**The exercise:** Below are some records. Retype exactly the lines from the one containing "Reproduce this chart with Chart.js." through the one containing "0.2000, 0.1620, 0.1240, 0.0760, 0.0030, -0.0133];", both included, skipping every picture.

╭─ Provided records

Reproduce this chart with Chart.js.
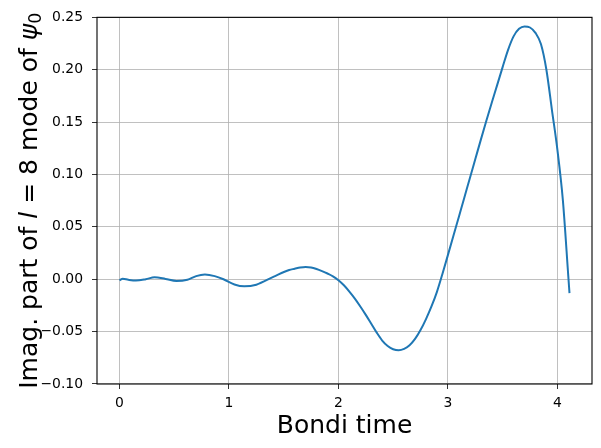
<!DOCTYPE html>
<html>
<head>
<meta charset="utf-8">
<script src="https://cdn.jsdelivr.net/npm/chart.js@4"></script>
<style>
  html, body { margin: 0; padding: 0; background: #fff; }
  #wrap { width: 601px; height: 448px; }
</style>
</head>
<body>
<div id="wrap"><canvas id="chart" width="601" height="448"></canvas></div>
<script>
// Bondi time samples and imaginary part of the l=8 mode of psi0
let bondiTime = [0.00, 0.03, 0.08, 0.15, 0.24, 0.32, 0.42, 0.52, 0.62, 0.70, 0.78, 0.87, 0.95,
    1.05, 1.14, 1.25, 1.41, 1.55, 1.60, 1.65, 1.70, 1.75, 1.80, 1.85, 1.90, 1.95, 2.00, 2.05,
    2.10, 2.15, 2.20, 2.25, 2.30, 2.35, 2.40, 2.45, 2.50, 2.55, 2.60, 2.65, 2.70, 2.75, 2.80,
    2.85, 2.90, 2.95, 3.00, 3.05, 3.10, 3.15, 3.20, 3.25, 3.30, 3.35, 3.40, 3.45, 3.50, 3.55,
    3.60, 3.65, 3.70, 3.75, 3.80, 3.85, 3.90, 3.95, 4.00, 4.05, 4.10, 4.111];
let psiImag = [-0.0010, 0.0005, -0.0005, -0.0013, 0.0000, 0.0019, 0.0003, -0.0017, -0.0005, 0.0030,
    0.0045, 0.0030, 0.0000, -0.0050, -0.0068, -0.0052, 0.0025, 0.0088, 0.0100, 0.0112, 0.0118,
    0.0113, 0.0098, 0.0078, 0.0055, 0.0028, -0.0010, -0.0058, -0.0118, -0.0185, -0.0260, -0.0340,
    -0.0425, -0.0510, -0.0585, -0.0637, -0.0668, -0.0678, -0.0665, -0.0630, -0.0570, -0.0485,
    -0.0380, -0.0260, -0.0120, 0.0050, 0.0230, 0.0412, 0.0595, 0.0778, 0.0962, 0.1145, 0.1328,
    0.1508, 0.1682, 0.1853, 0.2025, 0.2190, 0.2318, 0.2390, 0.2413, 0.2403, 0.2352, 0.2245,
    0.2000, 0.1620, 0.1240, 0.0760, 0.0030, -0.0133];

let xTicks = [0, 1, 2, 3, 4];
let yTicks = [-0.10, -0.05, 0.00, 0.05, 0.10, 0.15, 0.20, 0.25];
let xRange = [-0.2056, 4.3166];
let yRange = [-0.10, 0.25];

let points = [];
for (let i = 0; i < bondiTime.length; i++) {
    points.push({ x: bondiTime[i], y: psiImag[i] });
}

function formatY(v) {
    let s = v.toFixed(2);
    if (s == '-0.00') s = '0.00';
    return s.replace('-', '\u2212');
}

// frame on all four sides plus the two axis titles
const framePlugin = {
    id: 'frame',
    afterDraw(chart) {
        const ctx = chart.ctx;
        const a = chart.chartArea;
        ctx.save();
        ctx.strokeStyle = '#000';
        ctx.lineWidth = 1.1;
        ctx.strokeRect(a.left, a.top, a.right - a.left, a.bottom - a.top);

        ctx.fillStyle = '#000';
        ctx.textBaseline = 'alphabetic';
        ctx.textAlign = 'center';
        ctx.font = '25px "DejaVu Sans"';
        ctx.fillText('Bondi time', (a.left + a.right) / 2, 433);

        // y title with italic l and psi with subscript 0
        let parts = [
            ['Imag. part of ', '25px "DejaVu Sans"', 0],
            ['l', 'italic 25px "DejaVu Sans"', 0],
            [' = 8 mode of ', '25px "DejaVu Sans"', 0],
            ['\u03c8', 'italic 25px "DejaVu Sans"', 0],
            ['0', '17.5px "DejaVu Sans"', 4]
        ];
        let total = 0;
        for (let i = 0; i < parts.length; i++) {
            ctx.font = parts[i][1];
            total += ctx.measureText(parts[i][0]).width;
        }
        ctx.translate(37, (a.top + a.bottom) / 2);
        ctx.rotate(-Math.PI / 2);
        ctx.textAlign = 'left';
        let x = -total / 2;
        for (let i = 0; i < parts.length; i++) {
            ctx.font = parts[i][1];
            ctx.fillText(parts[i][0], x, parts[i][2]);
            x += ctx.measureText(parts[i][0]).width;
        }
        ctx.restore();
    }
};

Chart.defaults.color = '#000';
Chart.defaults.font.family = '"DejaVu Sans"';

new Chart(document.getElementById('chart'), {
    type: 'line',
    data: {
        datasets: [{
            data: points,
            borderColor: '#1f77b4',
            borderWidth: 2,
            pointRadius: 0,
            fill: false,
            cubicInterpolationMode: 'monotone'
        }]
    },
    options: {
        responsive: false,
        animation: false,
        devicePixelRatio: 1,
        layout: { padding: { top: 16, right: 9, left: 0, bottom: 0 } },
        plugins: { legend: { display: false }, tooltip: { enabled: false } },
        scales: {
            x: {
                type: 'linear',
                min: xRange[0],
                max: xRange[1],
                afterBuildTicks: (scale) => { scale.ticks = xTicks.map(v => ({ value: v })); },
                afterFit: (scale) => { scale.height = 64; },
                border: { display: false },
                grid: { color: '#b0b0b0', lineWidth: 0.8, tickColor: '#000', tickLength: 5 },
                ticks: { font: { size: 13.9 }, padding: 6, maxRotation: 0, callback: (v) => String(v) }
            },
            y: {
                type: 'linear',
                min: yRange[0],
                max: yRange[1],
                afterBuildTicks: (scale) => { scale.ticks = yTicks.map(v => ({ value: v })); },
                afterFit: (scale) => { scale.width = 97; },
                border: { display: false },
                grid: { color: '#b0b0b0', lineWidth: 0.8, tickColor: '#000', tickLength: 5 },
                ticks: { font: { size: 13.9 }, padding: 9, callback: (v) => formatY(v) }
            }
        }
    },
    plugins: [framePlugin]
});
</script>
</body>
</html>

╰─
╭─ Provided records

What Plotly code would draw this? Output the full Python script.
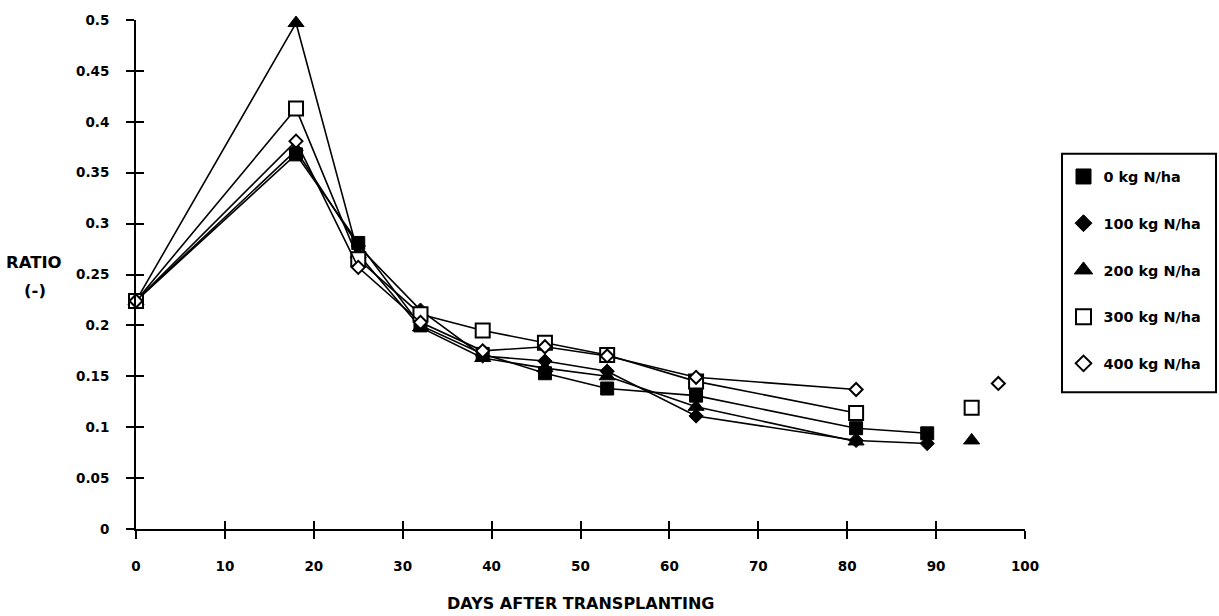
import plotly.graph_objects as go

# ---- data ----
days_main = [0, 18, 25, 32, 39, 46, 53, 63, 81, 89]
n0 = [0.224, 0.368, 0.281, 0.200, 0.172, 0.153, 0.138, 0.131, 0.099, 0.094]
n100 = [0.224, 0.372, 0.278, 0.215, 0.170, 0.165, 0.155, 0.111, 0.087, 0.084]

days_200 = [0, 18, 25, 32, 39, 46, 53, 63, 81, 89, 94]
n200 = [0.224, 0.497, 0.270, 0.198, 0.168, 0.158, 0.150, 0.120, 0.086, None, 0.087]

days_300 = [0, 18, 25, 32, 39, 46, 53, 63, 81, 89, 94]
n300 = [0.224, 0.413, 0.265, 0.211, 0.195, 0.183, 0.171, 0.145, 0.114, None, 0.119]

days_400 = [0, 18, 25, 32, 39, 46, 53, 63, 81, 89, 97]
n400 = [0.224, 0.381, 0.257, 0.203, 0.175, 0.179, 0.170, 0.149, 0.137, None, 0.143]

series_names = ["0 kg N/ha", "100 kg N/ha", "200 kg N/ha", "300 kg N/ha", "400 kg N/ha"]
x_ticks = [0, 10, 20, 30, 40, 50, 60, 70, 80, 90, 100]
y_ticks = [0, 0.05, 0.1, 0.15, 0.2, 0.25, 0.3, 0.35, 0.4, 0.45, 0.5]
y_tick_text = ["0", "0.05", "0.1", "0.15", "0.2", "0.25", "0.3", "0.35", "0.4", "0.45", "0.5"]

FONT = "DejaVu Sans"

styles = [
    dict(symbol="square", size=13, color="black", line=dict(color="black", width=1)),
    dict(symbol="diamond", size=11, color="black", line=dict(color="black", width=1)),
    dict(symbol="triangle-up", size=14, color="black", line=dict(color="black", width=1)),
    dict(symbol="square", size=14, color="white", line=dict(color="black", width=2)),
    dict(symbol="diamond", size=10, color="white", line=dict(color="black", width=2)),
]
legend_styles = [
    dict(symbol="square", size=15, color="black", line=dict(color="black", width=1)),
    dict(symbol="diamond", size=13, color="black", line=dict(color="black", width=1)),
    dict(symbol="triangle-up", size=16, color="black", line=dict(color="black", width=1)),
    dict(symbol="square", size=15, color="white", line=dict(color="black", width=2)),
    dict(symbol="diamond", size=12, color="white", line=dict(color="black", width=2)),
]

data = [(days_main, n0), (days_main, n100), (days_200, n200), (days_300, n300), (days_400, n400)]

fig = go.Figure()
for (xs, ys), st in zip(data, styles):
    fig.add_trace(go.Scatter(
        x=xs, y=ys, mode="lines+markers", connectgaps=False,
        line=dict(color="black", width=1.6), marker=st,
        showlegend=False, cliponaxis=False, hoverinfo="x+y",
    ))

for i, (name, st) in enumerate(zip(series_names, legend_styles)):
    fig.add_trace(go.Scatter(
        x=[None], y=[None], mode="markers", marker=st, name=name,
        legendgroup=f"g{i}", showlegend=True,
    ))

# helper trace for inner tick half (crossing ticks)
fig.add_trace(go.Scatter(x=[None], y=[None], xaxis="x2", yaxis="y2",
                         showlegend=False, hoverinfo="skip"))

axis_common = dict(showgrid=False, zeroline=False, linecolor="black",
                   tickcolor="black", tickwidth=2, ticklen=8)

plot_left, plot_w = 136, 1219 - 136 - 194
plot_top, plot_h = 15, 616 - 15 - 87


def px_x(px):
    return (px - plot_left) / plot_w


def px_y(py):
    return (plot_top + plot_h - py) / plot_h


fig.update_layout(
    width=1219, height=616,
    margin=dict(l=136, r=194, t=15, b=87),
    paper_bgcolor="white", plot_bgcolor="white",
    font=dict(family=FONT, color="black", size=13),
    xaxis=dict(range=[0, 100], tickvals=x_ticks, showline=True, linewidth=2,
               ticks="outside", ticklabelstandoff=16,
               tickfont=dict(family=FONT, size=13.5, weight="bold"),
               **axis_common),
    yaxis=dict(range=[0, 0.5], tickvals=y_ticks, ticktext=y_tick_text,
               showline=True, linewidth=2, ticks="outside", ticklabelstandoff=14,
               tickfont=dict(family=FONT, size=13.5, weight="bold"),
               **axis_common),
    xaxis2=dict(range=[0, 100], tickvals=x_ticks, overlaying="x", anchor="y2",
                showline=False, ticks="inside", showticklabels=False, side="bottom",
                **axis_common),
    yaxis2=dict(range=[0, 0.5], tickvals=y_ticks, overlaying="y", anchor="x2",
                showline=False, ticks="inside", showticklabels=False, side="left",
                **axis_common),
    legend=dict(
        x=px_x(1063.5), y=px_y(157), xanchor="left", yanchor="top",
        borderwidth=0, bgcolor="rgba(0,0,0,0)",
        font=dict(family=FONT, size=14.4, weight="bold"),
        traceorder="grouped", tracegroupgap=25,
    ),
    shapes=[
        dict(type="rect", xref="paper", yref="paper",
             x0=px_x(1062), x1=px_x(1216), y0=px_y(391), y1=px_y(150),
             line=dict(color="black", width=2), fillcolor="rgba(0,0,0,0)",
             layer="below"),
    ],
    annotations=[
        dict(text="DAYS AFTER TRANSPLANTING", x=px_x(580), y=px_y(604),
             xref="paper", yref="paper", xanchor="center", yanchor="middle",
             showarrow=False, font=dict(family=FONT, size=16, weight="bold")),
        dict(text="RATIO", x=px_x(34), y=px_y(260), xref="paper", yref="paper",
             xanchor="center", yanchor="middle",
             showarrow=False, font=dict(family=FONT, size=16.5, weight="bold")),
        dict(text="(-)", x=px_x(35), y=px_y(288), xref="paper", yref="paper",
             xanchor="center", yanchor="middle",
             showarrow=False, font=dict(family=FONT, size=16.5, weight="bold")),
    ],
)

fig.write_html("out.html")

╰─

**The answer:**
Reproduce this chart with Chart.js.
<!DOCTYPE html>
<html>
<head>
<meta charset="utf-8">
<script src="https://cdn.jsdelivr.net/npm/chart.js@4"></script>
<style>
  html, body { margin: 0; padding: 0; background: #fff; }
  #wrap { width: 601px; height: 448px; }
</style>
</head>
<body>
<div id="wrap"><canvas id="chart" width="601" height="448"></canvas></div>
<script>
// Bondi time samples and imaginary part of the l=8 mode of psi0
let bondiTime = [0.00, 0.03, 0.08, 0.15, 0.24, 0.32, 0.42, 0.52, 0.62, 0.70, 0.78, 0.87, 0.95,
    1.05, 1.14, 1.25, 1.41, 1.55, 1.60, 1.65, 1.70, 1.75, 1.80, 1.85, 1.90, 1.95, 2.00, 2.05,
    2.10, 2.15, 2.20, 2.25, 2.30, 2.35, 2.40, 2.45, 2.50, 2.55, 2.60, 2.65, 2.70, 2.75, 2.80,
    2.85, 2.90, 2.95, 3.00, 3.05, 3.10, 3.15, 3.20, 3.25, 3.30, 3.35, 3.40, 3.45, 3.50, 3.55,
    3.60, 3.65, 3.70, 3.75, 3.80, 3.85, 3.90, 3.95, 4.00, 4.05, 4.10, 4.111];
let psiImag = [-0.0010, 0.0005, -0.0005, -0.0013, 0.0000, 0.0019, 0.0003, -0.0017, -0.0005, 0.0030,
    0.0045, 0.0030, 0.0000, -0.0050, -0.0068, -0.0052, 0.0025, 0.0088, 0.0100, 0.0112, 0.0118,
    0.0113, 0.0098, 0.0078, 0.0055, 0.0028, -0.0010, -0.0058, -0.0118, -0.0185, -0.0260, -0.0340,
    -0.0425, -0.0510, -0.0585, -0.0637, -0.0668, -0.0678, -0.0665, -0.0630, -0.0570, -0.0485,
    -0.0380, -0.0260, -0.0120, 0.0050, 0.0230, 0.0412, 0.0595, 0.0778, 0.0962, 0.1145, 0.1328,
    0.1508, 0.1682, 0.1853, 0.2025, 0.2190, 0.2318, 0.2390, 0.2413, 0.2403, 0.2352, 0.2245,
    0.2000, 0.1620, 0.1240, 0.0760, 0.0030, -0.0133];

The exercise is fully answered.